L'immagine emblematica del caso Banca Etruria è quella del costosissimo yacht che non ha mai visto il mare. La mai conclusa imbarcazione costò all'istituto di credito 25 milioni di euro. Per i giudici però la società nata per costruire lo yacht “era praticamente una scatola vuota dato che gli 80 milioni del capitale sociale erano stati dirottati verso paradisi fiscali lo spaventoso incremento di costi non era sopportabile senza l’ulteriore supporto del sistema bancario che questa volta non si è fatto irretire”. Secondo i giudici però “non ci furono condotte di dissipazione o distrazione”, il cantiere era stato allestito davvero e anche i lavori erano partiti. L'investimento era dunque rivolto ad una “Iniziativa reale, non solo sulla carta oppure di comodo”. 

Il caso Sacci

Sui 60  milioni persi per l'investimento Sacci i giudici – contrariamente a quanto sostenuto dalla procura – scrivono che “nonostante le macroscopiche violazioni procedurali non appare tale da fuoriuscire dall’alveo del rischio del consentito”. Perché? Perché  ritengono “bizzarro e scarsamente ragionevole che un imprenditore di rango (ovvero Federici) che investe tutto nella operazione della vita lo abbia fatto non credendoci fino in fondo”. L'imprenditore si “giocava tutto in quell’operazione”, dando anche una garanzia personale di 40 milioni.

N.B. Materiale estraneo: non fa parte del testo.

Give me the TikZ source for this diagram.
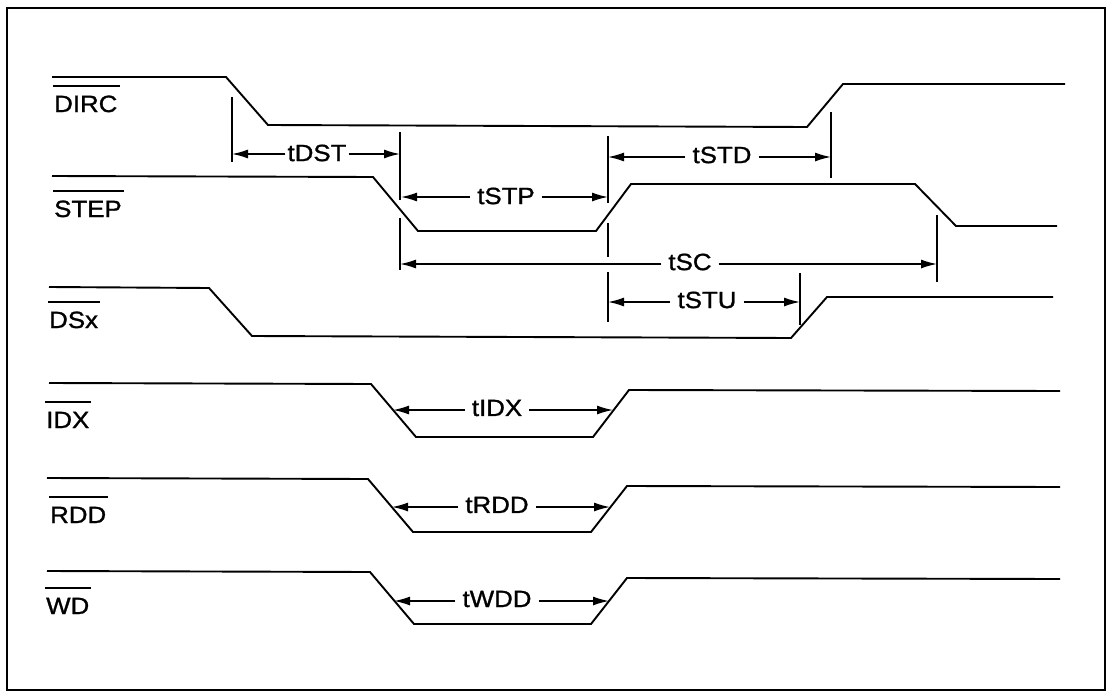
\documentclass[tikz,border=0pt]{standalone}
\usepackage{fontspec}
\setmainfont[FakeStretch=1.1,FakeBold=1.2]{Liberation Sans}
\usetikzlibrary{arrows.meta}
\begin{document}
\begin{tikzpicture}[x=1pt,y=-1pt,
  sig/.style={line width=1.9pt, line join=miter},
  tick/.style={line width=1.5pt},
  dim/.style={line width=1.5pt},
  tip/.style={-{Latex[length=16pt,width=9pt]}},
  lab/.style={font=\fontsize{23.5}{27}\selectfont, inner sep=0pt, anchor=base west},
  tlab/.style={font=\fontsize{23.5}{27}\selectfont, inner ysep=2pt, inner xsep=7pt},
  ovl/.style={line width=1.8pt}
]
\useasboundingbox (0,0) rectangle (1110,693);
\draw[line width=1.7pt] (7,8) rectangle (1105,690);

% signal labels
\node[lab] (lDIRC) at (54,112) {DIRC};
\node[lab] (lSTEP) at (54,217) {STEP};
\node[lab] (lDSx)  at (49,328) {DSx};
\node[lab] (lIDX)  at (46,428) {IDX};
\node[lab] (lRDD)  at (50,523) {RDD};
\node[lab] (lWD)   at (46,614) {WD};
\foreach \n in {lDIRC,lSTEP,lDSx,lIDX,lRDD,lWD}
  \draw[ovl] ([yshift=26pt,xshift=-1pt]\n.base west) -- ([yshift=26pt,xshift=2pt]\n.base east);

% waveforms
\draw[sig] (52,77) -- (226,77) -- (268,125) -- (807,127) -- (843,84) -- (1065,84);
\draw[sig] (52,176) -- (373,177) -- (418,231) -- (596,231) -- (631,184) -- (915,184) -- (956,226) -- (1057,226);
\draw[sig] (49,287) -- (209,288) -- (252,336) -- (791,338) -- (827,297) -- (1053,297);
\draw[sig] (49,383) -- (371,384) -- (416,437) -- (593,437) -- (629,390) -- (1060,391);
\draw[sig] (47,478) -- (368,479) -- (413,532) -- (591,532) -- (627,486) -- (1060,487);
\draw[sig] (47,571) -- (370,572) -- (414,624) -- (591,624) -- (627,578) -- (1060,579);

% ticks
\draw[tick] (232,97) -- (232,162);
\draw[tick] (400,132) -- (400,200);
\draw[tick] (400,218) -- (400,270);
\draw[tick] (608,136) -- (608,203);
\draw[tick] (608,223) -- (608,257);
\draw[tick] (608,272) -- (608,322);
\draw[tick] (831,112) -- (831,178);
\draw[tick] (937,215) -- (937,282);
\draw[tick] (800,273) -- (800,325);

% dimension end points
\coordinate (dstL) at (232,154); \coordinate (dstR) at (400,154);
\coordinate (stpL) at (401,197); \coordinate (stpR) at (608,197);
\coordinate (stdL) at (608,157); \coordinate (stdR) at (831,157);
\coordinate (scL)  at (400,264); \coordinate (scR)  at (937,264);
\coordinate (stuL) at (608,302); \coordinate (stuR) at (800,302);
\coordinate (idxL) at (393,410); \coordinate (idxR) at (613,410);
\coordinate (rddL) at (392,507); \coordinate (rddR) at (610,507);
\coordinate (wddL) at (394,601); \coordinate (wddR) at (609,601);

% dimension labels
\node[tlab, inner xsep=2pt] (tDST) at (317,153) {tDST};
\node[tlab] (tSTP) at (506,196) {tSTP};
\node[tlab] (tSTD) at (722,155) {tSTD};
\node[tlab] (tSC)  at (690,262) {tSC};
\node[tlab] (tSTU) at (707,300) {tSTU};
\node[tlab] (tIDX) at (497,408) {tIDX};
\node[tlab] (tRDD) at (497,505) {tRDD};
\node[tlab] (tWDD) at (497,599) {tWDD};

\foreach \t/\a/\b in {tDST/dstL/dstR, tSTP/stpL/stpR, tSTD/stdL/stdR, tSC/scL/scR,
                      tSTU/stuL/stuR, tIDX/idxL/idxR, tRDD/rddL/rddR, tWDD/wddL/wddR} {
  \draw[dim,tip] (\a -| \t.west) -- (\a);
  \draw[dim,tip] (\b -| \t.east) -- (\b);
}
\end{tikzpicture}
\end{document}
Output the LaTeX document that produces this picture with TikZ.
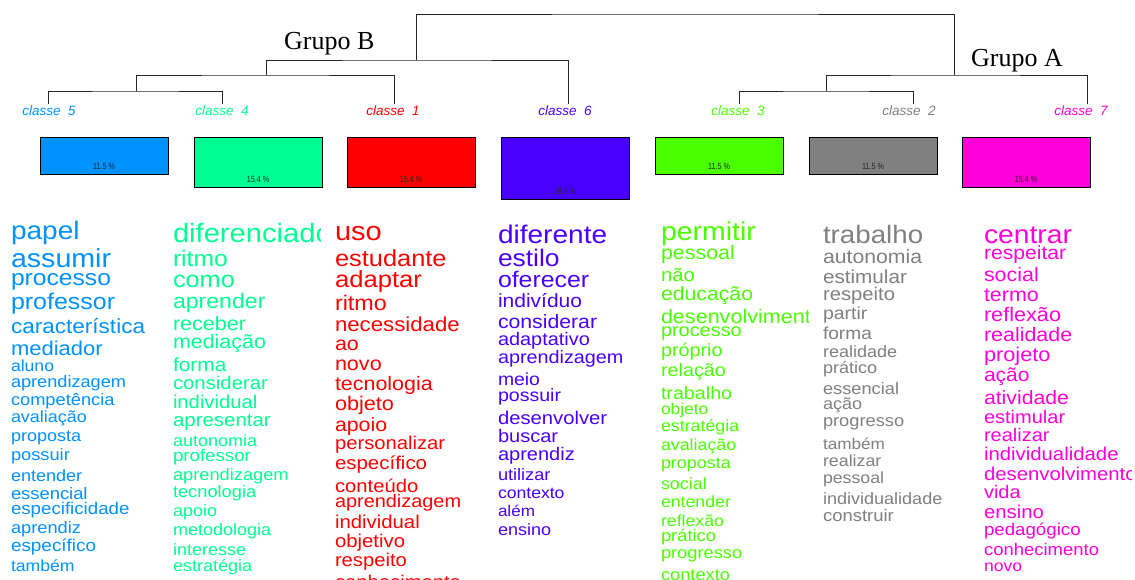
\documentclass[tikz,border=0pt]{standalone}
\usepackage{fontspec}
\usepackage{graphicx}
\newfontfamily\wfont{Liberation Sans}
\newfontfamily\gfont{Liberation Serif}
\definecolor{cA}{HTML}{FF0000}
\definecolor{cB}{HTML}{808080}
\definecolor{cC}{HTML}{49FF00}
\definecolor{cD}{HTML}{00FF92}
\definecolor{cE}{HTML}{0092FF}
\definecolor{cF}{HTML}{4900FF}
\definecolor{cG}{HTML}{FF00DB}
\tikzset{
  word/.style={anchor=base west, inner sep=0pt, outer sep=0pt},
  dendro/.style={line width=1pt, draw=black!85},
  classbox/.style={draw=black, line width=0.8pt, minimum width=128pt, anchor=north, inner sep=0pt},
  pct/.style={font=\wfont\fontsize{9}{9}\selectfont, inner sep=0pt, text=black!85},
  clabel/.style={font=\wfont\itshape\fontsize{13.5}{13.5}\selectfont, inner sep=0pt},
  grupo/.style={font=\gfont\fontsize{26}{26}\selectfont, anchor=base west, inner sep=0pt},
}
\newcommand\sx[1]{\scalebox{1.1}[1]{#1}}
\newcommand\wordcol[4]{%
  \begin{scope}
    \clip (#2-3,200) rectangle (#2+147,579);
    \foreach \wy/\wfs/\wtxt [count=\wi] in {#4} {
      \node[word, text=#3, font=\wfont\fontsize{\wfs}{\wfs}\selectfont] (#1\wi) at (#2,\wy) {\sx{\wtxt}};
    }
  \end{scope}}
\begin{document}
\begin{tikzpicture}[x=1pt,y=-1pt]
\fill[white] (0,0) rectangle (1135,579);
\useasboundingbox (0,0) rectangle (1135,579);

% dendrogram
\coordinate (l5) at (48,104);
\coordinate (l4) at (222,104);
\coordinate (l1) at (394,104);
\coordinate (l6) at (568,104);
\coordinate (l3) at (739,104);
\coordinate (l2) at (913,104);
\coordinate (l7) at (1087,104);
\coordinate (n54) at (136,91);
\coordinate (n541) at (266,75);
\coordinate (nB) at (416,60);
\coordinate (n32) at (826,91);
\coordinate (nA) at (954,75);
\coordinate (root) at (685,14);
\draw[dendro] (l5) |- (n54) -| (l4);
\draw[dendro] (n54) |- (n541) -| (l1);
\draw[dendro] (n541) |- (nB) -| (l6);
\draw[dendro] (l3) |- (n32) -| (l2);
\draw[dendro] (n32) |- (nA) -| (l7);
\draw[dendro] (nB) |- (root) -| (nA);

\node[grupo] (gB) at (284,49) {Grupo B};
\node[grupo] (gA) at (971,66) {Grupo A};

% class labels
\node[clabel, text=cE] (lab5) at (49,111) {classe\ \ 5};
\node[clabel, text=cD] (lab4) at (222,111) {classe\ \ 4};
\node[clabel, text=cA] (lab1) at (393,111) {classe\ \ 1};
\node[clabel, text=cF] (lab6) at (565,111) {classe\ \ 6};
\node[clabel, text=cC] (lab3) at (738,111) {classe\ \ 3};
\node[clabel, text=cB] (lab2) at (909,111) {classe\ \ 2};
\node[clabel, text=cG] (lab7) at (1081,111) {classe\ \ 7};

% boxes
\node[classbox, fill=cE, minimum height=37pt] (box5) at (104,137) {};
\node[classbox, fill=cD, minimum height=50pt] (box4) at (258,137) {};
\node[classbox, fill=cA, minimum height=50pt] (box1) at (411,137) {};
\node[classbox, fill=cF, minimum height=62pt] (box6) at (565,137) {};
\node[classbox, fill=cC, minimum height=37pt] (box3) at (719,137) {};
\node[classbox, fill=cB, minimum height=37pt] (box2) at (873,137) {};
\node[classbox, fill=cG, minimum height=50pt] (box7) at (1026,137) {};
\node[pct] (p5) at ([yshift=8.5pt]box5.south) {\scalebox{0.8}[1]{11.5 \%}};
\node[pct] (p4) at ([yshift=8.5pt]box4.south) {\scalebox{0.8}[1]{15.4 \%}};
\node[pct] (p1) at ([yshift=8.5pt]box1.south) {\scalebox{0.8}[1]{15.4 \%}};
\node[pct] (p6) at ([yshift=8.5pt]box6.south) {\scalebox{0.8}[1]{19.2 \%}};
\node[pct] (p3) at ([yshift=8.5pt]box3.south) {\scalebox{0.8}[1]{11.5 \%}};
\node[pct] (p2) at ([yshift=8.5pt]box2.south) {\scalebox{0.8}[1]{11.5 \%}};
\node[pct] (p7) at ([yshift=8.5pt]box7.south) {\scalebox{0.8}[1]{15.4 \%}};

% word columns
\wordcol{wE}{11}{cE}{239/25.5/papel, 267/26/assumir, 285/22.4/processo, 309/22.7/professor,
  333/20.5/característica, 355/20/mediador, 371.5/16/aluno, 387/16.5/aprendizagem,
  405/16.6/competência, 422.5/16.3/avaliação, 441.5/16.4/proposta, 460.5/16.6/possuir,
  481/16.4/entender, 499/16.7/essencial, 514.5/17/especificidade, 533/16.6/aprendiz,
  551.5/17.2/específico, 571.5/16/também}
\wordcol{wD}{173}{cD}{242.5/26.5/diferenciado, 266.5/22.5/ritmo, 287/23/como, 308/21/aprender,
  330.5/19.6/receber, 348/19.5/mediação, 371.5/19/forma, 389/18.5/considerar,
  408/18.4/individual, 426.5/18.6/apresentar, 446.5/16.4/autonomia, 461.5/17/professor,
  480/16.6/aprendizagem, 497.5/16.6/tecnologia, 516.5/16.4/apoio, 535/16.4/metodologia,
  555/16.4/interesse, 571/16.4/estratégia}
\wordcol{wA}{335}{cA}{240.5/26.4/uso, 266/23.1/estudante, 287/23.3/adaptar, 310/21.2/ritmo,
  331.5/20.2/necessidade, 350/19.5/ao, 370.5/19.6/novo, 390/19.5/tecnologia,
  410.5/19.7/objeto, 431/19.4/apoio, 449/18.4/personalizar, 469/18.6/específico,
  492.5/18.4/conteúdo, 507/18.1/aprendizagem, 528/18.5/individual, 547/18.5/objetivo,
  566.5/18.4/respeito, 588/18.4/conhecimento}
\wordcol{wF}{498}{cF}{243/25.5/diferente, 266.5/24/estilo, 287/22.6/oferecer, 307/19.1/indivíduo,
  328/19.3/considerar, 345/18.1/adaptativo, 363/18/aprendizagem, 385/17.6/meio,
  401.5/17.8/possuir, 424/18.4/desenvolver, 442.5/18.2/buscar, 460/18.2/aprendiz,
  480.5/16.5/utilizar, 498/16/contexto, 516.5/15.5/além, 535/16.4/ensino}
\wordcol{wC}{661}{cC}{240/25.9/permitir, 259.5/19.5/pessoal, 281.5/18.5/não, 300/19.3/educação,
  323/19.6/desenvolvimento, 336/18.1/processo, 356.5/18/próprio, 376.5/18/relação,
  399/17.9/trabalho, 414/15.8/objeto, 431.5/16.2/estratégia, 450/16.2/avaliação,
  468/16.3/proposta, 489/16.3/social, 507/16.1/entender, 526/16.1/reflexão,
  541.5/16.7/prático, 558/16.6/progresso, 580/16.6/contexto}
\wordcol{wB}{823}{cB}{243/25.2/trabalho, 263/19.3/autonomia, 283/18.8/estimular, 300/18.4/respeito,
  319/17.7/partir, 339/17.4/forma, 357/16.4/realidade, 373/16.4/prático,
  394/16.6/essencial, 409/16.4/ação, 426/16.6/progresso, 449/15.6/também,
  466.5/16.2/realizar, 483/16.1/pessoal, 504/16.4/individualidade, 521.5/16.8/construir}
\wordcol{wG}{984}{cG}{243/25.7/centrar, 259/19.2/respeitar, 281.5/19.5/social, 301.5/19.5/termo,
  321.5/19.7/reflexão, 341.5/19.5/realidade, 361.5/19.8/projeto, 381.5/19.1/ação,
  404/19.3/atividade, 423/18.2/estimular, 441.5/18.2/realizar, 460.5/18.5/individualidade,
  480/18.5/desenvolvimento, 498/18.2/vida, 518/18.5/ensino, 535/17/pedagógico,
  555/16.8/conhecimento, 571/16/novo}
\end{tikzpicture}
\end{document}
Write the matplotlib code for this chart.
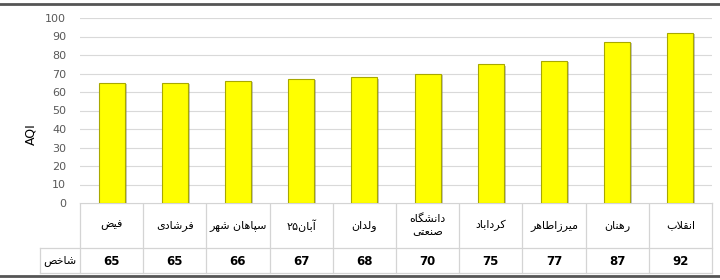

Villa San Carlo Borromeo e l'outlet di Castel Sant'Angelo

Poi il caso di Villa San Carlo Borromeo per il quale Banca Etruria vide evaporare 21milioni di euro. 
In questo frangente però, secondo il tribunale, “non emersero alert” e la cifra non superava una soglia che veniva ritenuta pericolosa. 
Nessuna dissipazione inoltre sarebbe stata da attribuire all'investimento per l'outlet di Castel Sant'Angelo, che vedeva coinvolta “La Castelnuovese” di Lorenzo Rosi (che in seguito divenne l'ultimo presidente di Banca Etruria). Secondo i giudici tale investimento non avrebbe esposto “la banca a rischio esuberante rispetto all'attività creditizia ne il ceto dei creditori era in pericolo”.

Un pensiero per le vittime

Le motivazioni si chiudono con una “nota finale” in cui i giudici fanno riferimento alla “vicenda umana di ognuna delle numerosissime parti civili”. E in particolare Lidia Erminia di Marcantonio, la vedova del risparmiatore di Civitavecchia che si tolse la vita. I giudici ricordano che la donna fu sentita in un'aula “sconsolatamente vuota”, perché non c'era nessun legale degli imputati presenti. “Essere presenti avrebbe significato, da parte di tutti e di ciascuno, mostrare la propria solidarietà e vicinanza umana ad una persona provata da un enorme dolore e forse almeno un minimo di sollievo, forse almeno per un momento, il calore umano di quella presenza sarebbe riuscito a darlo. Ma ciò non è avvenuto”.